Sardinia is the second largest island of Italy, after Sicily, and it has a unique culture that blends influences from around the Mediterranean. Situated between Italy and North Africa, the island has been a landing place for people from around the region—who all brought their food with them.
Also called fregula in the local dialect, fregola's history goes all the way back to the 10th century, when it was made by hand by rolling semolina dough in a terra cotta bowl called a scivedda until it formed small beads. While food historians agree it was inspired by couscous, fregola is different in one important way. After it is dried, the pebble-sized grains are oven-toasted, giving them a rich, nutty flavor that brings depth to any dish. Its name is a reference to the way it’s made: the verb sfregolare means to crumble or reduce to crumbs.

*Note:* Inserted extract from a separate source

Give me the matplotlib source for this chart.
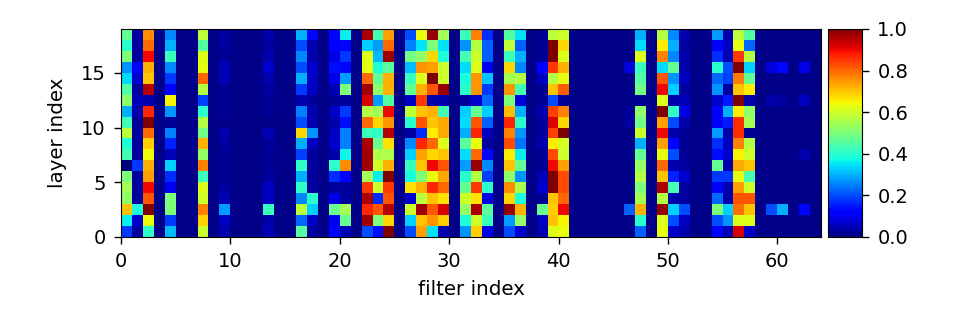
import numpy as np
import matplotlib
matplotlib.use("Agg")
import matplotlib.pyplot as plt

# values per filter column, listed from the top row down to row 0
f00 = [.47, .40, .50, .27, .34, .45, .52, .30, .43, .58, .39, .43, .00, .50, .55, .52, .70, .36, .18]
f01 = [.03, .03, .03, .12, .07, .03, .05, .04, .02, .03, .03, .03, .18, .03, .03, .03, .38, .07, .03]
f02 = [.76, .80, .90, .72, .70, .95, .04, .87, 1.0, .80, .69, .64, .72, .74, .90, .82, 1.0, .64, .41]
f04 = [.26, .30, .42, .26, .18, .11, .65, .27, .02, .25, .16, .05, .33, .17, .10, .50, .50, .18, .31]
f07 = [.58, .45, .62, .63, .80, .57, .19, .40, .57, .49, .72, .53, .77, .42, .62, .60, .77, .69, .60]
f09 = [.03, .03, .02, .05, .05, .02, .02, .02, .01, .04, .03, .02, .02, .02, .03, .05, .28, .06, .04]
f13 = [.04, .03, .04, .07, .04, .03, .02, .02, .01, .05, .03, .02, .02, .03, .06, .06, .42, .04, .05]
f16 = [.30, .20, .26, .20, .30, .18, .04, .25, .20, .68, .30, .19, .41, .30, .41, .26, .58, .23, .46]
f17 = [.13, .04, .04, .07, .06, .06, .02, .04, .04, .27, .06, .03, .03, .03, .03, .40, .33, .06, .03]
f19 = [.13, .12, .09, .14, .09, .05, .02, .06, .04, .06, .07, .04, .41, .17, .03, .09, .48, .10, .13]
f20 = [.36, .13, .18, .13, .28, .50, .03, .18, .14, .25, .25, .37, .76, .12, .03, .03, .55, .47, .05]
f22 = [.96, .33, .62, .63, .80, .97, .92, .57, .80, .42, .96, .97, .97, .55, .85, .96, .87, .97, .20]
f23 = [.43, .28, .31, .39, .47, .52, .28, .55, .68, .41, .48, .56, .60, .36, .60, .17, .82, .50, .14]
f24 = [.74, .80, .97, .46, .72, .72, .45, .90, .75, .95, .67, .56, .72, 1.0, .85, .82, .95, .68, 1.0]
f26 = [.20, .25, .49, .31, .42, .47, .06, .58, .40, .03, .26, .33, .42, .38, .67, .07, .60, .33, .20]
f27 = [.63, .35, .53, .75, .62, .72, .85, .70, .82, .17, .87, .74, .70, .50, .72, .58, .97, .70, .74]
f28 = [.98, .50, .68, .74, 1.0, .82, .04, .72, .70, .66, .80, .68, .90, .63, .87, .70, .82, .75, .35]
f29 = [.55, .35, .39, .60, .60, .98, .04, .43, .73, .73, .62, .70, .82, .73, .80, .67, .92, .69, .04]
f31 = [.42, .27, .43, .34, .38, .40, .03, .33, .34, .30, .46, .34, .28, .40, .47, .60, .53, .39, .27]
f32 = [.77, .57, .60, .62, .75, .75, .07, .47, .82, .87, .63, .80, .98, .57, .85, .67, .96, .60, .69]
f33 = [.17, .22, .22, .10, .32, .18, .23, .33, .22, .06, .03, .13, .26, .19, .40, .09, .46, .42, .10]
f35 = [.45, .58, .42, .68, .55, .75, .50, .71, .87, .77, .83, .66, .70, .52, .76, .68, .98, .28, .20]
f36 = [.35, .22, .30, .26, .57, .43, .08, .30, .40, .27, .24, .36, .47, .27, .56, .39, .72, .53, .07]
f38 = [.02, .02, .02, .12, .06, .02, .02, .04, .03, .03, .04, .02, .02, .05, .07, .02, .48, .06, .05]
f39 = [.58, 1.0, 1.0, .85, .57, .70, .20, .84, .92, .84, .66, .83, .90, 1.0, 1.0, .70, .69, .70, .62]
f40 = [.60, .68, .62, .72, .63, .81, .02, .77, .68, 1.0, .61, .60, .74, .83, .83, .80, .90, .65, .64]
f46 = [.01, .01, .01, .08, .01, .01, .01, .02, .03, .01, .01, .01, .01, .01, .01, .01, .22, .01, .01]
f47 = [.30, .34, .62, .42, .45, .49, .02, .52, .49, .60, .30, .47, .53, .57, .50, .55, .72, .40, .22]
f49 = [.57, .66, .77, .34, .82, .90, .62, 1.0, .74, .90, .74, .63, .80, .70, .96, .57, .98, .62, .63]
f50 = [.26, .30, .26, .47, .27, .33, .04, .41, .20, .04, .13, .20, .04, .16, .43, .04, .33, .20, .07]
f51 = [.04, .03, .04, .04, .06, .03, .05, .09, .04, .02, .02, .02, .03, .07, .03, .03, .20, .06, .04]
f54 = [.28, .12, .17, .40, .23, .27, .07, .12, .12, .28, .17, .14, .47, .18, .12, .23, .50, .20, .12]
f55 = [.04, .06, .05, .20, .19, .03, .15, .30, .15, .04, .06, .07, .04, .18, .04, .04, .33, .27, .05]
f56 = [.58, .63, .85, 1.0, .78, .70, 1.0, .66, .86, .86, .77, .65, .73, .63, .74, .82, .79, .62, .92]
f57 = [.45, .23, .57, .33, .47, .66, .04, .52, .55, .02, .57, .60, .70, .43, .60, .82, .70, .62, .07]
f59 = [.01, .01, .01, .08, .01, .01, .04, .01, .01, .01, .01, .01, .01, .01, .01, .01, .20, .01, .01]
f60 = [.01, .01, .01, .13, .01, .01, .03, .01, .01, .01, .01, .01, .01, .01, .01, .01, .30, .01, .01]
f62 = [.01, .01, .01, .09, .01, .01, .06, .01, .01, .01, .01, .04, .01, .01, .01, .01, .13, .01, .01]

columns = {0: f00, 1: f01, 2: f02, 4: f04, 7: f07, 9: f09, 13: f13, 16: f16, 17: f17,
           19: f19, 20: f20, 22: f22, 23: f23, 24: f24, 26: f26, 27: f27, 28: f28,
           29: f29, 31: f31, 32: f32, 33: f33, 35: f35, 36: f36, 38: f38, 39: f39,
           40: f40, 46: f46, 47: f47, 49: f49, 50: f50, 51: f51, 54: f54, 55: f55,
           56: f56, 57: f57, 59: f59, 60: f60, 62: f62}
background = 0.01
n_layers = 19
n_filters = 64

x_ticks = [0, 10, 20, 30, 40, 50, 60]
y_ticks = [0, 5, 10, 15]
cbar_ticks = [0.0, 0.2, 0.4, 0.6, 0.8, 1.0]

heat = np.full((n_layers, n_filters), background)
for idx, vals in columns.items():
    heat[:, idx] = vals[::-1]

fig = plt.figure(figsize=(9.56, 3.16), dpi=100)
ax = fig.add_axes([121/956, 1 - 237/316, (821 - 121)/956, (237 - 29)/316])
im = ax.imshow(heat, cmap="jet", vmin=0, vmax=1, origin="lower", aspect="auto",
               extent=(0, n_filters, 0, n_layers), interpolation="nearest")
ax.set_xticks(x_ticks)
ax.set_yticks(y_ticks)
ax.set_xlabel("filter index", fontsize=14.3, labelpad=6)
ax.set_ylabel("layer index", fontsize=14.3, labelpad=10)
ax.tick_params(labelsize=14, length=5, width=1, pad=6)

cax = fig.add_axes([828/956, 1 - 237/316, (862 - 828)/956, (237 - 29)/316])
cbar = fig.colorbar(im, cax=cax)
cbar.set_ticks(cbar_ticks)
cbar.ax.tick_params(labelsize=14, length=5, width=1, pad=6)

fig.savefig("out.png", dpi=100)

Casarecce is originally from Sicily, and its name means “homemade.” Sicilian home cooks traditionally made this curving shape by rolling the pasta dough around a thin wooden rod. It’s traditionally eaten in the eggplant-based pasta alla Norma or with Sicilian pesto, which makes good use of locally grown almonds and tomatoes, blending them with creamy ricotta and olive oil for a luscious sauce that works its way into all of the nooks of the rolled casarecce.